Many people belong to a roadside-assistance service, but if you're stuck in a remote area, you'll want to know what to do.
: Heavy tires, elevated and unstable vehicles, and nearby traffic can make changing your own tire extremely dangerous. Be careful, and always check your owner's manual first—directions may be different depending on the year, make, and model of your vehicle.
Step 1: Park on a level surface Make sure the car is parked on a flat, level surface far from any oncoming traffic, and engage the emergency brake. Turn on your hazard lights, and if you have roadside flares or a reflective triangle, use them to warn other drivers that you're working on your vehicle.
TIP: Consider keeping a canned tire sealant in your emergency kit. If your tire has only been slightly compromised, the sealant may patch it long enough to get you to the service station.
Step 2: Block the wheels Find heavy objects—like bricks or rocks—to block the wheels. Place them in front of and behind the tire that's diagonally across from the one that went flat. If you have plenty of rocks, block both wheels on the opposite axle.
TIP: If you have a digital camera (or a cell phone with a built-in camera) snap a picture before you start disassembling everything. That way, you'll have a ready reference guide of how things should look when they go back together.
Step 3: Assemble tools and remove wheel cover Lay out your spare tire, jack, and lug wrench. Many tires feature a locking lug nut to guard against theft. To remove, use the special key tool—the car's manual will specify where it's located.
Step 4: Loosen the lug nuts Most lug nuts follow the righty-tighty/lefty-loosey rule. Attach the lug wrench to a nut, and turn the wrench counterclockwise. Repeat with each lug nut until all the nuts are loosened.
Step 5: Place and operate the jack Refer to the owner's manual for the best spot to place the jack—typically along the frame, very close to the flat tire.

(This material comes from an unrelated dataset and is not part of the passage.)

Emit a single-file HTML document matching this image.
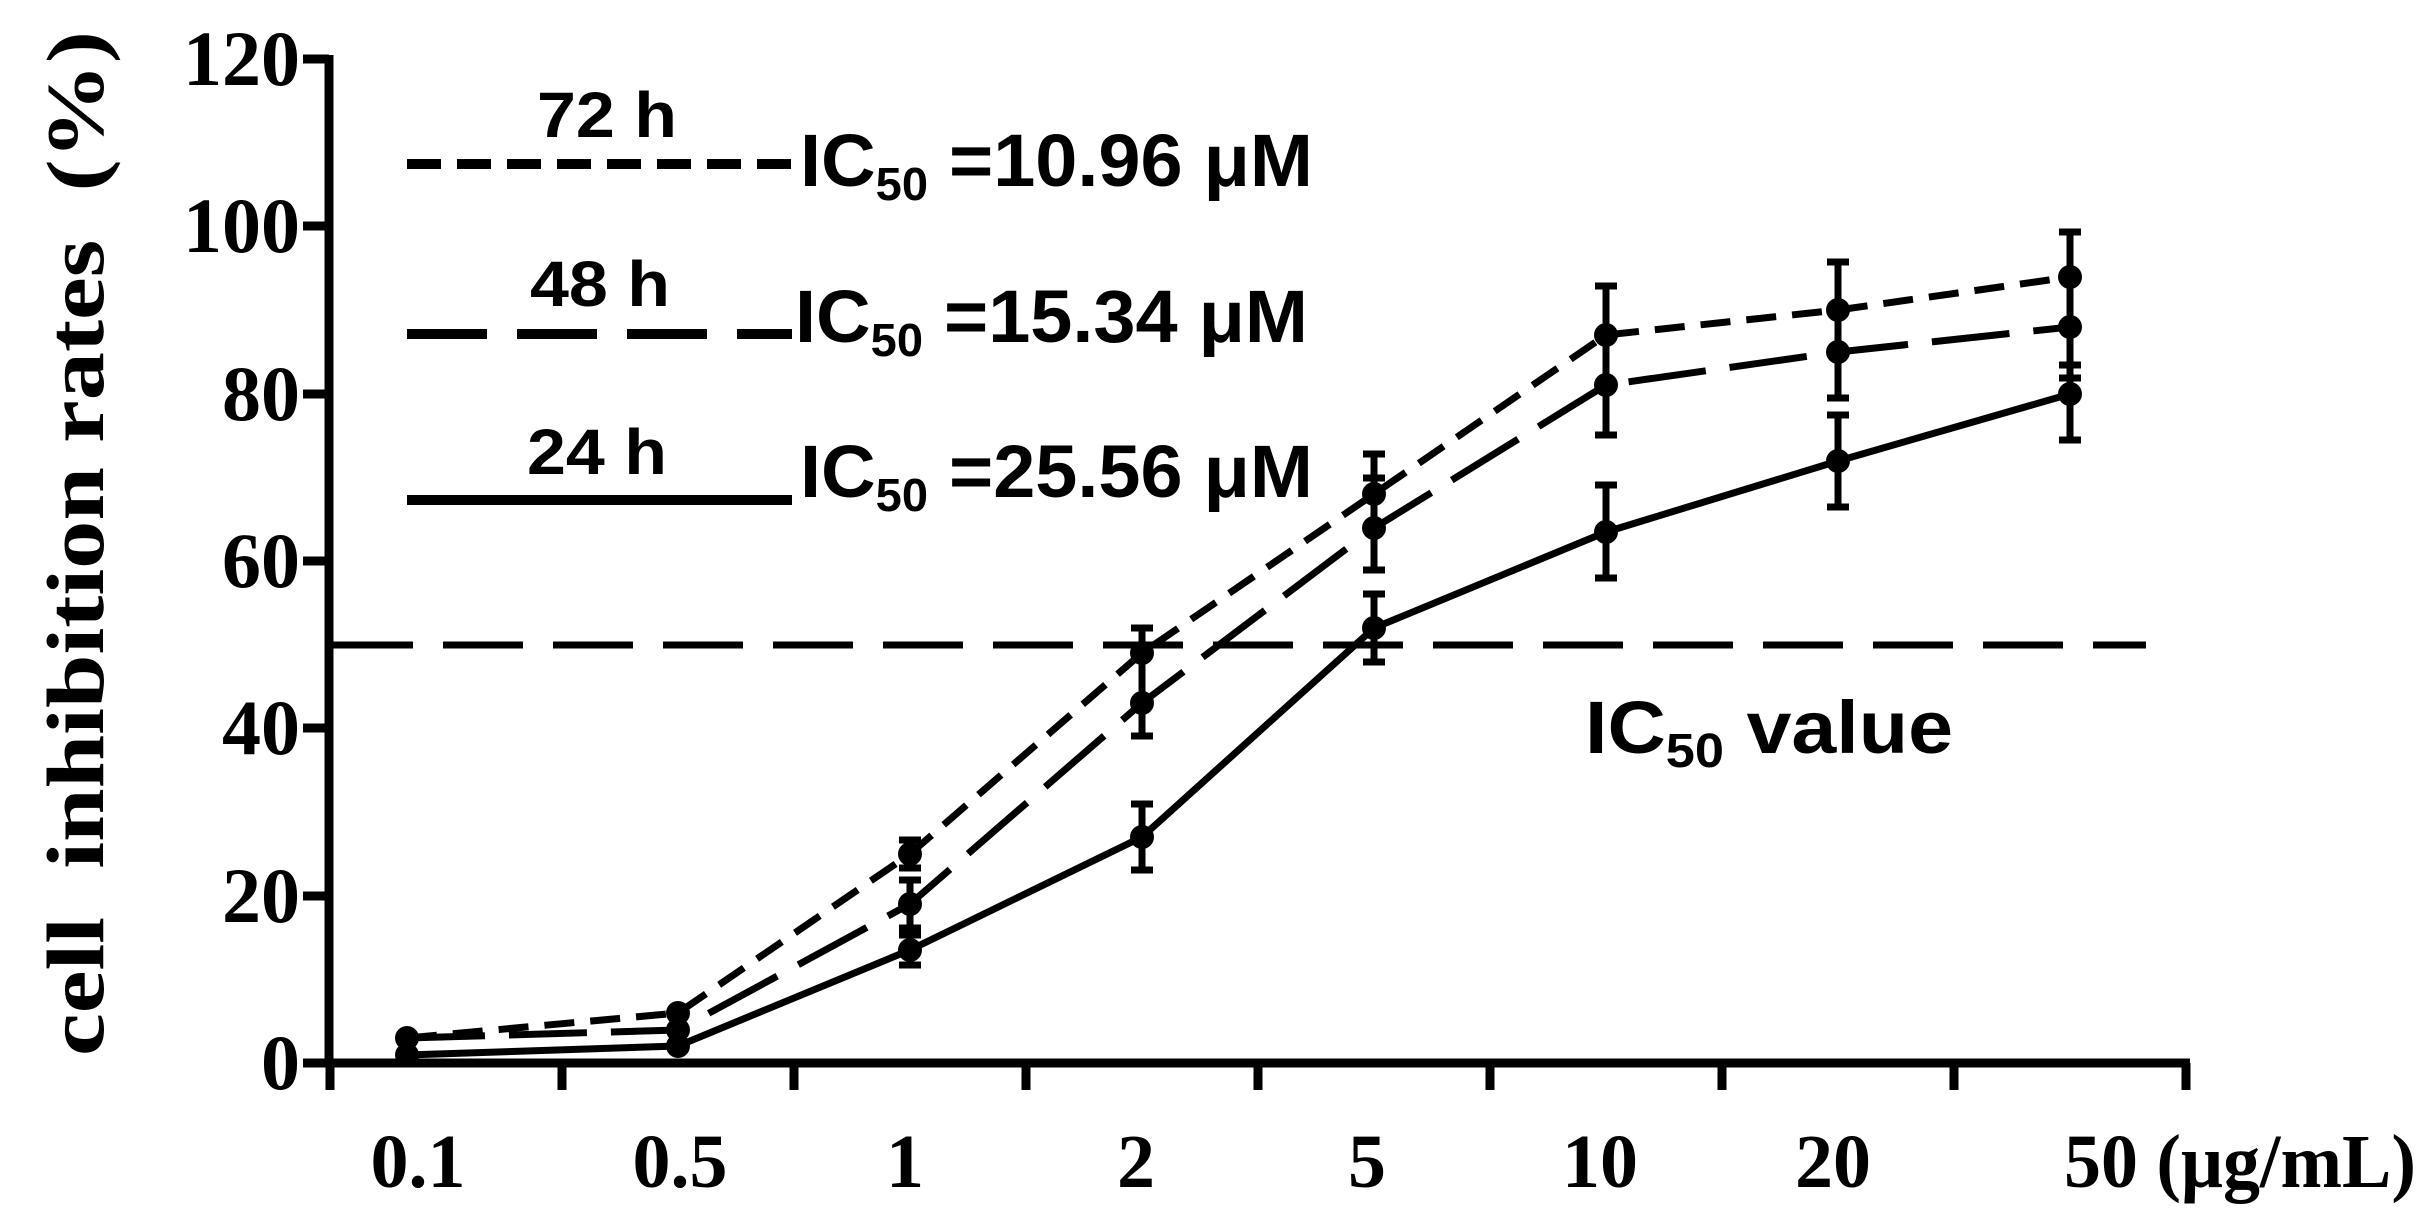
<!DOCTYPE html>
<html><head><meta charset="utf-8"><style>
html,body{margin:0;padding:0;background:#fff;}
svg{display:block;}
.t{font-family:"Liberation Serif",serif;font-weight:bold;fill:#000;}
.s{font-family:"Liberation Sans",sans-serif;font-weight:bold;fill:#000;}
</style></head><body>
<svg width="2436" height="1225" viewBox="0 0 2436 1225" xmlns="http://www.w3.org/2000/svg">
<rect width="2436" height="1225" fill="#fff"/>
<g stroke="#000" stroke-width="9" fill="none">
<line x1="329" y1="55" x2="329" y2="1067"/>
<line x1="325" y1="1063" x2="2190" y2="1063"/>
<line x1="303" y1="59" x2="329" y2="59"/>
<line x1="303" y1="226" x2="329" y2="226"/>
<line x1="303" y1="394" x2="329" y2="394"/>
<line x1="303" y1="561" x2="329" y2="561"/>
<line x1="303" y1="728" x2="329" y2="728"/>
<line x1="303" y1="896" x2="329" y2="896"/>
<line x1="303" y1="1063" x2="329" y2="1063"/>
<line x1="330" y1="1063" x2="330" y2="1090"/>
<line x1="562" y1="1063" x2="562" y2="1090"/>
<line x1="794" y1="1063" x2="794" y2="1090"/>
<line x1="1026" y1="1063" x2="1026" y2="1090"/>
<line x1="1258" y1="1063" x2="1258" y2="1090"/>
<line x1="1490" y1="1063" x2="1490" y2="1090"/>
<line x1="1722" y1="1063" x2="1722" y2="1090"/>
<line x1="1954" y1="1063" x2="1954" y2="1090"/>
<line x1="2186" y1="1063" x2="2186" y2="1090"/>
</g>
<g class="t" font-size="78" text-anchor="end">
<text x="300" y="85">120</text>
<text x="300" y="252">100</text>
<text x="300" y="420">80</text>
<text x="300" y="587">60</text>
<text x="300" y="754">40</text>
<text x="300" y="922">20</text>
<text x="300" y="1089">0</text>
</g>
<g class="t" font-size="76" text-anchor="middle">
<text x="418" y="1187">0.1</text>
<text x="680" y="1187">0.5</text>
<text x="905" y="1187">1</text>
<text x="1136" y="1187">2</text>
<text x="1367" y="1187">5</text>
<text x="1600" y="1187">10</text>
<text x="1833" y="1187">20</text>
</g>
<text class="t" font-size="76" x="2064" y="1187" textLength="352" lengthAdjust="spacingAndGlyphs">50 (μg/mL)</text>
<text class="t" font-size="82" transform="translate(103,1056) rotate(-90)" textLength="1025" lengthAdjust="spacingAndGlyphs" xml:space="preserve">cell  inhibition rates  (%)</text>
<line x1="333" y1="645" x2="2146" y2="645" stroke="#000" stroke-width="7" stroke-dasharray="80,30"/>
<text class="s" font-size="74" x="1585" y="753" textLength="368" lengthAdjust="spacingAndGlyphs">IC<tspan font-size="48" dy="14">50</tspan><tspan dy="-14"> value</tspan></text>
<line x1="407" y1="164" x2="792" y2="164" stroke="#000" stroke-width="10" stroke-dasharray="34,16"/>
<line x1="407" y1="334" x2="792" y2="334" stroke="#000" stroke-width="10" stroke-dasharray="80,30"/>
<line x1="407" y1="500" x2="792" y2="500" stroke="#000" stroke-width="10"/>
<g class="s" font-size="64" text-anchor="middle">
<text x="607" y="137" textLength="140" lengthAdjust="spacingAndGlyphs">72 h</text>
<text x="600" y="306" textLength="140" lengthAdjust="spacingAndGlyphs">48 h</text>
<text x="597" y="474" textLength="140" lengthAdjust="spacingAndGlyphs">24 h</text>
</g>
<g class="s" font-size="74">
<text x="800" y="186" textLength="513" lengthAdjust="spacingAndGlyphs">IC<tspan font-size="46" dy="14">50</tspan><tspan dy="-14"> =10.96 μM</tspan></text>
<text x="795" y="342" textLength="513" lengthAdjust="spacingAndGlyphs">IC<tspan font-size="46" dy="14">50</tspan><tspan dy="-14"> =15.34 μM</tspan></text>
<text x="800" y="497" textLength="513" lengthAdjust="spacingAndGlyphs">IC<tspan font-size="46" dy="14">50</tspan><tspan dy="-14"> =25.56 μM</tspan></text>
</g>
<g stroke="#000" stroke-width="7" fill="none" stroke-linejoin="round">
<polyline stroke-dasharray="30,16" points="407,1038 678,1013 910,854 1142,653 1374,494 1606,335 1838,310 2070,277"/>
<polyline stroke-dasharray="78,24" points="407,1038 678,1030 910,904 1142,703 1374,528 1606,385 1838,352 2070,327"/>
<polyline points="407,1055 678,1046 910,950 1142,837 1374,628 1606,532 1838,461 2070,394"/>
</g>
<g stroke="#000" stroke-width="7" fill="none">
<path d="M910,840 V868 M899,840 H921 M899,868 H921"/>
<path d="M910,880 V928 M899,880 H921 M899,928 H921"/>
<path d="M910,935 V965 M899,935 H921 M899,965 H921"/>
<path d="M1142,628 V678 M1131,628 H1153"/>
<path d="M1142,670 V736 M1131,736 H1153"/>
<path d="M1142,804 V870 M1131,804 H1153 M1131,870 H1153"/>
<path d="M1374,454 V570 M1363,454 H1385 M1363,570 H1385"/>
<path d="M1374,594 V662 M1363,594 H1385 M1363,662 H1385"/>
<path d="M1606,286 V435 M1595,286 H1617 M1595,435 H1617"/>
<path d="M1606,485 V578 M1595,485 H1617 M1595,578 H1617"/>
<path d="M1838,262 V398 M1827,262 H1849 M1827,398 H1849"/>
<path d="M1838,415 V507 M1827,415 H1849 M1827,507 H1849"/>
<path d="M2070,232 V440 M2059,232 H2081 M2059,440 H2081"/>
<path d="M2059,365 H2081 M2059,378 H2081"/>
<path d="M1374,478 V520 M1363,478 H1385"/>
</g>
<g fill="#000">
<circle cx="407" cy="1038" r="12"/><circle cx="678" cy="1013" r="12"/><circle cx="910" cy="854" r="12"/><circle cx="1142" cy="653" r="12"/><circle cx="1374" cy="494" r="12"/><circle cx="1606" cy="335" r="12"/><circle cx="1838" cy="310" r="12"/><circle cx="2070" cy="277" r="12"/>
<circle cx="678" cy="1030" r="12"/><circle cx="910" cy="904" r="12"/><circle cx="1142" cy="703" r="12"/><circle cx="1374" cy="528" r="12"/><circle cx="1606" cy="385" r="12"/><circle cx="1838" cy="352" r="12"/><circle cx="2070" cy="327" r="12"/>
<circle cx="407" cy="1055" r="12"/><circle cx="678" cy="1046" r="12"/><circle cx="910" cy="950" r="12"/><circle cx="1142" cy="837" r="12"/><circle cx="1374" cy="628" r="12"/><circle cx="1606" cy="532" r="12"/><circle cx="1838" cy="461" r="12"/><circle cx="2070" cy="394" r="12"/>
</g>
</svg>
</body></html>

Jack the car up until the wheel is off the ground.
: Never get under the car when it's on a jack. Since it's fairly unstable in this position, keep other people away until the car is safely on the ground.

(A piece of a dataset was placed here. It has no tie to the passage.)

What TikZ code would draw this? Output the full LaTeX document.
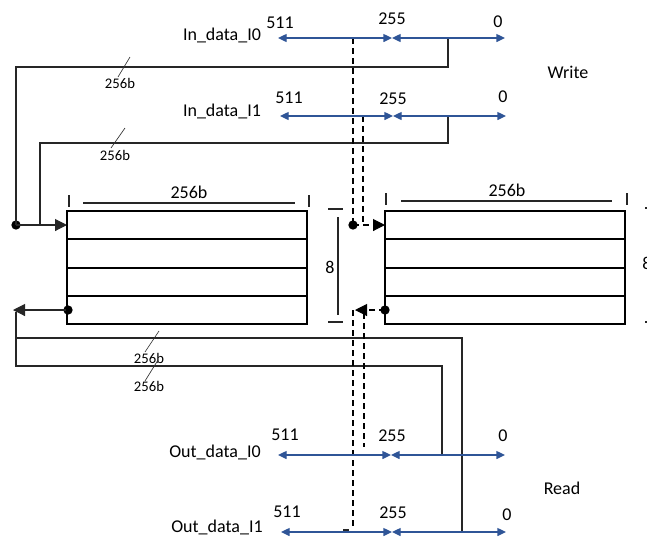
\documentclass[tikz,border=0pt]{standalone}
\usepackage{fontspec}
\setmainfont{Carlito}
\usetikzlibrary{arrows.meta,calc}
\definecolor{arrblue}{RGB}{47,85,151}
\begin{document}
\begin{tikzpicture}[x=0.75pt,y=-0.75pt,
 lbl/.style={font=\fontsize{13.5}{16}\selectfont, inner sep=0pt},
 smalllbl/.style={font=\fontsize{11}{13}\selectfont, inner sep=0pt},
 bus/.style={arrblue, line width=1pt, {Triangle[length=6.5pt,width=6pt]}-{Triangle[length=6.5pt,width=6pt]}},
 wire/.style={black!85, line width=0.8pt},
 blk/.style={line width=1.1pt},
 dsh/.style={line width=0.8pt, dash pattern=on 4.5pt off 3pt},
 harrow/.style={-{Triangle[length=9pt,width=9pt]}},
 dotnode/.style={circle, fill, inner sep=0pt, minimum size=7pt},
 slash/.style={line width=0.5pt, black!80}]
\useasboundingbox (0,0) rectangle (647,537);
\clip (0,0) rectangle (647,537);

% ---- bus coordinates
\coordinate (a0L) at (278,38);  \coordinate (a0M) at (392,38);  \coordinate (a0R) at (505,38);
\coordinate (a1L) at (280,116); \coordinate (a1M) at (393,116); \coordinate (a1R) at (506,116);
\coordinate (b0L) at (278,455); \coordinate (b0M) at (391,455); \coordinate (b0R) at (505,455);
\coordinate (b1L) at (281,532); \coordinate (b1M) at (392,532); \coordinate (b1R) at (506,532);

% ---- wires (drawn first, buses on top)
\coordinate (t0) at (448,38);  \coordinate (c0a) at (448,67);  \coordinate (c0b) at (16,67);
\coordinate (t1) at (448,116); \coordinate (c1a) at (448,143); \coordinate (c1b) at (40,143); \coordinate (c1c) at (40,225);
\node[dotnode] (dotL) at (16,225) {};
\coordinate (inL) at (67,225);
\draw[wire] (t0) -- (c0a) -- (c0b) -- (dotL.center);
\draw[wire] (t1) -- (c1a) -- (c1b) -- (c1c);
\draw[wire, harrow] (dotL.center) -- (inL);

\node[dotnode] (dotLo) at (68,310) {};
\coordinate (outL) at (13,310);
\draw[wire, harrow] (dotLo.center) -- (outL);
\coordinate (v0) at (16,312); \coordinate (v1) at (16,366);
\coordinate (h1) at (442,366); \coordinate (h1d) at (442,455);
\coordinate (v2) at (16,338); \coordinate (h2) at (462,338); \coordinate (h2d) at (462,532);
\draw[wire] (v0) -- (v1) -- (h1) -- (h1d);
\draw[wire] (v2) -- (h2) -- (h2d);

% ---- dashed wires to the right block
\coordinate (d0) at (353,38); \coordinate (d1) at (363,116); \coordinate (d1e) at (363,225);
\node[dotnode] (dotR) at (353,225) {};
\coordinate (inR) at (385,225);
\draw[dsh] (d0) -- (dotR.center);
\draw[dsh] (d1) -- (d1e);
\draw[dsh, harrow] (dotR.center) -- (inR);

\node[dotnode] (dotRo) at (385,310) {};
\coordinate (outR) at (355,310);
\draw[dsh, harrow] (dotRo.center) -- (outR);
\coordinate (e0) at (353,310); \coordinate (e0d) at (353,530);
\coordinate (e1) at (364,313); \coordinate (e1d) at (364,447);
\draw[dsh] (e0) -- (e0d);
\draw[dsh] (e1) -- (e1d);
\coordinate (st0) at (343,530); \coordinate (st1) at (349,530);
\draw[wire] (st0) -- (st1);

% ---- buses
\draw[bus] (a0L) -- (a0M); \draw[bus] (a0M) -- (a0R);
\draw[bus] (a1L) -- (a1M); \draw[bus] (a1M) -- (a1R);
\draw[bus] (b0L) -- (b0M); \draw[bus] (b0M) -- (b0R);
\draw[bus] (b1L) -- (b1M); \draw[bus] (b1M) -- (b1R);

% ---- bus labels
\node[lbl] (n0) at (222,35) {In\_data\_I0};
\node[lbl] (n0a) at (280,23) {511};
\node[lbl] (n0b) at (392,19) {255};
\node[lbl] (n0c) at (498,22) {0};
\node[lbl] (n1) at (222,111) {In\_data\_I1};
\node[lbl] (n1a) at (289,98) {511};
\node[lbl] (n1b) at (393,99) {255};
\node[lbl] (n1c) at (503,97) {0};
\node[lbl] (n2) at (215,452) {Out\_data\_I0};
\node[lbl] (n2a) at (285,435) {511};
\node[lbl] (n2b) at (392,436) {255};
\node[lbl] (n2c) at (503,436) {0};
\node[lbl] (n3) at (217,527) {Out\_data\_I1};
\node[lbl] (n3a) at (287,512) {511};
\node[lbl] (n3b) at (393,513) {255};
\node[lbl] (n3c) at (507,515) {0};
\node[lbl] (wr) at (568,72) {Write};
\node[lbl] (rd) at (562,488) {Read};

% ---- slash marks
\draw[slash] (130,57) -- (118,77);
\node[smalllbl] (s0) at (120,83) {256b};
\draw[slash] (125,128) -- (111,148);
\node[smalllbl] (s1) at (115,155) {256b};
\draw[slash] (159,331) -- (145,352);
\node[smalllbl] (s2) at (149,358) {256b};
\draw[slash] (158,360) -- (145,381);
\node[smalllbl] (s3) at (149,386) {256b};

% ---- blocks
\foreach \xa/\xb/\nm in {67/307/L, 385/625/R}{
  \draw[blk] (\xa,211) rectangle (\xb,324);
  \draw[blk] (\xa,239) -- (\xb,239);
  \draw[blk] (\xa,268) -- (\xb,268);
  \draw[blk] (\xa,296) -- (\xb,296);
}
% width dimension, left block
\draw[wire] (83,203) -- (295,203);
\draw[wire] (69,195) -- (69,207);
\draw[wire] (309,195) -- (309,207);
\node[lbl] (wl) at (189,192) {256b};
% width dimension, right block
\draw[wire] (401,201) -- (612,201);
\draw[wire] (386,193) -- (386,205);
\draw[wire] (627,193) -- (627,205);
\node[lbl] (wrb) at (507,190) {256b};

% height dimension between blocks
\draw[wire] (338,217) -- (338,315);
\draw[wire] (328,209) -- (343,209);
\draw[wire] (328,322) -- (343,322);
\node[lbl] (h8) at (330,267) {8};
% height dimension at right edge (cut off)
\draw[wire] (645,208) -- (655,208);
\draw[wire] (645,322) -- (655,322);
\node[lbl] (h8r) at (647,263) {8};
\end{tikzpicture}
\end{document}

Step 6: Remove lug nuts and tire Remove the lug nuts one at a time, and keep them together in a spot where they won't roll away or disappear. Then remove the flat.
Step 7: Mount the spare Mount the spare tire onto the wheel lugs. You may need to jack the car up some more to slip on the spare tire.
TIP: Check the tire pressure on your spare regularly. That way, it won't be flat when you need it.
Step 8: Replace lugs and lower the car Replace one lug nut at a time. Begin tightening each by hand, then continue with the lug wrench. Lower your car to the ground, and finish tightening the lugs in opposite pairs, to ensure uniform pressure. Once you're done, replace the hubcap.
Step 9: Clean up Remove the objects blocking the wheels, and place the tools and the flat tire in your trunk.
Step 10: Hit the road Your wheel is ready, but you won't be able to drive as quickly on a spare. Check your owner's manual or the tire itself to determine the spare's top speed, and get yourself to the nearest garage so they can patch or replace your tire!
FACT: In Texas Hold 'em, a "flat tire" means you were initially dealt a jack and a four – in any suit.